* Begin *

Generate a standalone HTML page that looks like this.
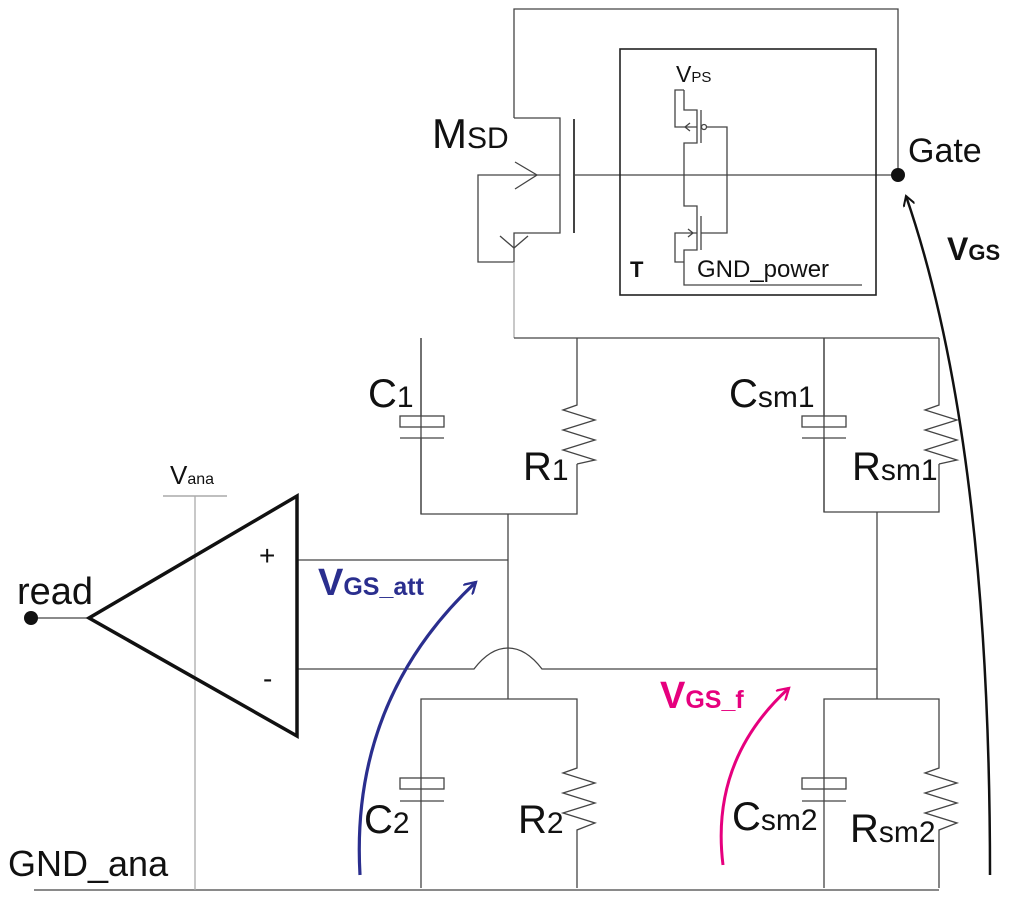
<!DOCTYPE html>
<html><head><meta charset="utf-8"><style>
html,body{margin:0;padding:0;background:#fff}
svg{display:block}
text{font-family:"Liberation Sans",sans-serif;fill:#111}
</style></head><body>
<svg width="1024" height="897" viewBox="0 0 1024 897" xmlns="http://www.w3.org/2000/svg">
<defs>
<marker id="ab" viewBox="0 0 12 12" refX="10" refY="6" markerWidth="12" markerHeight="12" markerUnits="userSpaceOnUse" orient="auto"><path d="M0,0 L10,6 L0,12" fill="none" stroke="#111" stroke-width="2"/></marker>
<marker id="abl" viewBox="0 0 12 12" refX="10" refY="6" markerWidth="14" markerHeight="14" markerUnits="userSpaceOnUse" orient="auto"><path d="M0,0 L10,6 L0,12" fill="none" stroke="#2a2e8e" stroke-width="2"/></marker>
<marker id="apk" viewBox="0 0 12 12" refX="10" refY="6" markerWidth="14" markerHeight="14" markerUnits="userSpaceOnUse" orient="auto"><path d="M0,0 L10,6 L0,12" fill="none" stroke="#e6007e" stroke-width="2"/></marker>
</defs>
<g fill="none" stroke="#444" stroke-width="1.3">
<!-- top loop -->
<polyline points="514,118 514,9 898,9 898,175"/>
<!-- MSD -->
<polyline points="514,118 560,118 560,233 514,233 514,262 478,262 478,175 560,175"/>
<line x1="574" y1="119" x2="574" y2="233" stroke-width="2"/>
<line x1="574" y1="175" x2="898" y2="175"/>
<polyline points="515,162 537,175 515,189"/>
<polyline points="500,236 514,248 528,236"/>
<line x1="514" y1="262" x2="514" y2="338" stroke="#aaa"/>
<!-- T box -->
<rect x="620" y="49" width="256" height="246" stroke="#222" stroke-width="1.6"/>
<!-- inverter -->
<polyline points="684,90 675,90 675,127 697,127"/>
<polyline points="684,90 684,110 697,110 697,143 684,143 684,206 697,206 697,250 684,250 684,285 862,285"/>
<line x1="701" y1="110" x2="701" y2="143"/>
<line x1="701" y1="216" x2="701" y2="250"/>
<circle cx="704" cy="127" r="2.5"/>
<polyline points="707,127 727,127 727,233 701,233"/>
<polyline points="697,233 675,233 675,262 684,262"/>
<polyline points="690,123 685,127 690,131"/>
<polyline points="688,229 693,233 688,237"/>
<!-- RC network -->
<line x1="514" y1="338" x2="939" y2="338"/>
<polyline points="421,338 421,514 577,514 577,464"/>
<polyline points="577,338 577,405 563,410 595,420 563,430 595,440 563,450 595,460 577,464"/>
<polyline points="824,338 824,512 939,512 939,464"/>
<polyline points="939,338 939,405 925,410 957,420 925,430 957,440 925,450 957,460 939,464"/>
<line x1="421" y1="338" x2="421" y2="416"/><line x1="421" y1="438" x2="421" y2="514"/>
<rect x="400" y="416" width="44" height="11"/><line x1="400" y1="438" x2="444" y2="438"/>
<line x1="824" y1="338" x2="824" y2="416"/><line x1="824" y1="438" x2="824" y2="512"/>
<rect x="802" y="416" width="44" height="11"/><line x1="802" y1="438" x2="846" y2="438"/>
<line x1="508" y1="514" x2="508" y2="699"/>
<line x1="877" y1="512" x2="877" y2="699"/>
<line x1="297" y1="560" x2="508" y2="560"/>
<path d="M297,669 L474,669 Q490,648 508,648 Q526,648 542,669 L877,669"/>
<!-- bottom RC -->
<polyline points="421,888 421,699 577,699 577,768 563,773 595,783 563,793 595,803 563,813 595,823 577,830 577,888"/>
<rect x="400" y="778" width="44" height="11"/><line x1="400" y1="801" x2="444" y2="801"/>
<polyline points="824,888 824,699 939,699 939,768 925,773 957,783 925,793 957,803 925,813 957,823 939,830 939,888"/>
<rect x="802" y="778" width="44" height="11"/><line x1="802" y1="801" x2="846" y2="801"/>
<line x1="34" y1="890" x2="939" y2="890"/>
<!-- opamp -->
<line x1="163" y1="496" x2="227" y2="496" stroke="#999"/>
<line x1="195" y1="496" x2="195" y2="890" stroke="#aaa"/>
<line x1="31" y1="618" x2="89" y2="618"/>
</g>
<polygon points="297,496 297,736 89,618" fill="none" stroke="#111" stroke-width="3.5"/>
<circle cx="31" cy="618" r="7" fill="#111"/>
<circle cx="898" cy="175" r="7" fill="#111"/>
<!-- arrows -->
<path d="M990,875 Q990,440 906,196" fill="none" stroke="#111" stroke-width="2.5" marker-end="url(#ab)"/>
<path d="M360,875 Q350,700 476,582" fill="none" stroke="#2a2e8e" stroke-width="3.2" marker-end="url(#abl)"/>
<path d="M723,865 Q710,760 789,688" fill="none" stroke="#e6007e" stroke-width="3" marker-end="url(#apk)"/>
<!-- labels -->
<text x="908" y="162" font-size="34">Gate</text>
<text x="947" y="260" font-size="32" font-weight="bold">V<tspan font-size="22">GS</tspan></text>
<text x="432" y="148" font-size="42">M<tspan font-size="30">SD</tspan></text>
<text x="676" y="82" font-size="23">V<tspan font-size="15">PS</tspan></text>
<text x="630" y="277" font-size="22" font-weight="bold">T</text>
<text x="697" y="277" font-size="24">GND_power</text>
<text x="368" y="407" font-size="40">C<tspan font-size="30">1</tspan></text>
<text x="523" y="480" font-size="40">R<tspan font-size="30">1</tspan></text>
<text x="729" y="407" font-size="40">C<tspan font-size="30">sm1</tspan></text>
<text x="852" y="480" font-size="40">R<tspan font-size="30">sm1</tspan></text>
<text x="364" y="833" font-size="40">C<tspan font-size="30">2</tspan></text>
<text x="518" y="833" font-size="40">R<tspan font-size="30">2</tspan></text>
<text x="732" y="830" font-size="40">C<tspan font-size="30">sm2</tspan></text>
<text x="850" y="842" font-size="40">R<tspan font-size="30">sm2</tspan></text>
<text x="170" y="484" font-size="26">V<tspan font-size="16" dy="0">ana</tspan></text>
<text x="259" y="565" font-size="28">+</text>
<text x="263" y="688" font-size="28">-</text>
<text x="17" y="604" font-size="38">read</text>
<text x="8" y="876" font-size="36">GND_ana</text>
<text x="318" y="595" font-size="38" font-weight="bold" style="fill:#2a2e8e">V<tspan font-size="25">GS_att</tspan></text>
<text x="660" y="708" font-size="38" font-weight="bold" style="fill:#e6007e">V<tspan font-size="25">GS_f</tspan></text>
</svg>
</body></html>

* End *

What is expected: Without the pictures, output the full listing exactly as it stands.

In response:
Generate a standalone HTML page that looks like this.
<!DOCTYPE html>
<html><head><meta charset="utf-8"><style>
html,body{margin:0;padding:0;background:#fff}
svg{display:block}
text{font-family:"Liberation Sans",sans-serif;fill:#111}
</style></head><body>
<svg width="1024" height="897" viewBox="0 0 1024 897" xmlns="http://www.w3.org/2000/svg">
<defs>
<marker id="ab" viewBox="0 0 12 12" refX="10" refY="6" markerWidth="12" markerHeight="12" markerUnits="userSpaceOnUse" orient="auto"><path d="M0,0 L10,6 L0,12" fill="none" stroke="#111" stroke-width="2"/></marker>
<marker id="abl" viewBox="0 0 12 12" refX="10" refY="6" markerWidth="14" markerHeight="14" markerUnits="userSpaceOnUse" orient="auto"><path d="M0,0 L10,6 L0,12" fill="none" stroke="#2a2e8e" stroke-width="2"/></marker>
<marker id="apk" viewBox="0 0 12 12" refX="10" refY="6" markerWidth="14" markerHeight="14" markerUnits="userSpaceOnUse" orient="auto"><path d="M0,0 L10,6 L0,12" fill="none" stroke="#e6007e" stroke-width="2"/></marker>
</defs>
<g fill="none" stroke="#444" stroke-width="1.3">
<!-- top loop -->
<polyline points="514,118 514,9 898,9 898,175"/>
<!-- MSD -->
<polyline points="514,118 560,118 560,233 514,233 514,262 478,262 478,175 560,175"/>
<line x1="574" y1="119" x2="574" y2="233" stroke-width="2"/>
<line x1="574" y1="175" x2="898" y2="175"/>
<polyline points="515,162 537,175 515,189"/>
<polyline points="500,236 514,248 528,236"/>
<line x1="514" y1="262" x2="514" y2="338" stroke="#aaa"/>
<!-- T box -->
<rect x="620" y="49" width="256" height="246" stroke="#222" stroke-width="1.6"/>
<!-- inverter -->
<polyline points="684,90 675,90 675,127 697,127"/>
<polyline points="684,90 684,110 697,110 697,143 684,143 684,206 697,206 697,250 684,250 684,285 862,285"/>
<line x1="701" y1="110" x2="701" y2="143"/>
<line x1="701" y1="216" x2="701" y2="250"/>
<circle cx="704" cy="127" r="2.5"/>
<polyline points="707,127 727,127 727,233 701,233"/>
<polyline points="697,233 675,233 675,262 684,262"/>
<polyline points="690,123 685,127 690,131"/>
<polyline points="688,229 693,233 688,237"/>
<!-- RC network -->
<line x1="514" y1="338" x2="939" y2="338"/>
<polyline points="421,338 421,514 577,514 577,464"/>
<polyline points="577,338 577,405 563,410 595,420 563,430 595,440 563,450 595,460 577,464"/>
<polyline points="824,338 824,512 939,512 939,464"/>
<polyline points="939,338 939,405 925,410 957,420 925,430 957,440 925,450 957,460 939,464"/>
<line x1="421" y1="338" x2="421" y2="416"/><line x1="421" y1="438" x2="421" y2="514"/>
<rect x="400" y="416" width="44" height="11"/><line x1="400" y1="438" x2="444" y2="438"/>
<line x1="824" y1="338" x2="824" y2="416"/><line x1="824" y1="438" x2="824" y2="512"/>
<rect x="802" y="416" width="44" height="11"/><line x1="802" y1="438" x2="846" y2="438"/>
<line x1="508" y1="514" x2="508" y2="699"/>
<line x1="877" y1="512" x2="877" y2="699"/>
<line x1="297" y1="560" x2="508" y2="560"/>
<path d="M297,669 L474,669 Q490,648 508,648 Q526,648 542,669 L877,669"/>
<!-- bottom RC -->
<polyline points="421,888 421,699 577,699 577,768 563,773 595,783 563,793 595,803 563,813 595,823 577,830 577,888"/>
<rect x="400" y="778" width="44" height="11"/><line x1="400" y1="801" x2="444" y2="801"/>
<polyline points="824,888 824,699 939,699 939,768 925,773 957,783 925,793 957,803 925,813 957,823 939,830 939,888"/>
<rect x="802" y="778" width="44" height="11"/><line x1="802" y1="801" x2="846" y2="801"/>
<line x1="34" y1="890" x2="939" y2="890"/>
<!-- opamp -->
<line x1="163" y1="496" x2="227" y2="496" stroke="#999"/>
<line x1="195" y1="496" x2="195" y2="890" stroke="#aaa"/>
<line x1="31" y1="618" x2="89" y2="618"/>
</g>
<polygon points="297,496 297,736 89,618" fill="none" stroke="#111" stroke-width="3.5"/>
<circle cx="31" cy="618" r="7" fill="#111"/>
<circle cx="898" cy="175" r="7" fill="#111"/>
<!-- arrows -->
<path d="M990,875 Q990,440 906,196" fill="none" stroke="#111" stroke-width="2.5" marker-end="url(#ab)"/>
<path d="M360,875 Q350,700 476,582" fill="none" stroke="#2a2e8e" stroke-width="3.2" marker-end="url(#abl)"/>
<path d="M723,865 Q710,760 789,688" fill="none" stroke="#e6007e" stroke-width="3" marker-end="url(#apk)"/>
<!-- labels -->
<text x="908" y="162" font-size="34">Gate</text>
<text x="947" y="260" font-size="32" font-weight="bold">V<tspan font-size="22">GS</tspan></text>
<text x="432" y="148" font-size="42">M<tspan font-size="30">SD</tspan></text>
<text x="676" y="82" font-size="23">V<tspan font-size="15">PS</tspan></text>
<text x="630" y="277" font-size="22" font-weight="bold">T</text>
<text x="697" y="277" font-size="24">GND_power</text>
<text x="368" y="407" font-size="40">C<tspan font-size="30">1</tspan></text>
<text x="523" y="480" font-size="40">R<tspan font-size="30">1</tspan></text>
<text x="729" y="407" font-size="40">C<tspan font-size="30">sm1</tspan></text>
<text x="852" y="480" font-size="40">R<tspan font-size="30">sm1</tspan></text>
<text x="364" y="833" font-size="40">C<tspan font-size="30">2</tspan></text>
<text x="518" y="833" font-size="40">R<tspan font-size="30">2</tspan></text>
<text x="732" y="830" font-size="40">C<tspan font-size="30">sm2</tspan></text>
<text x="850" y="842" font-size="40">R<tspan font-size="30">sm2</tspan></text>
<text x="170" y="484" font-size="26">V<tspan font-size="16" dy="0">ana</tspan></text>
<text x="259" y="565" font-size="28">+</text>
<text x="263" y="688" font-size="28">-</text>
<text x="17" y="604" font-size="38">read</text>
<text x="8" y="876" font-size="36">GND_ana</text>
<text x="318" y="595" font-size="38" font-weight="bold" style="fill:#2a2e8e">V<tspan font-size="25">GS_att</tspan></text>
<text x="660" y="708" font-size="38" font-weight="bold" style="fill:#e6007e">V<tspan font-size="25">GS_f</tspan></text>
</svg>
</body></html>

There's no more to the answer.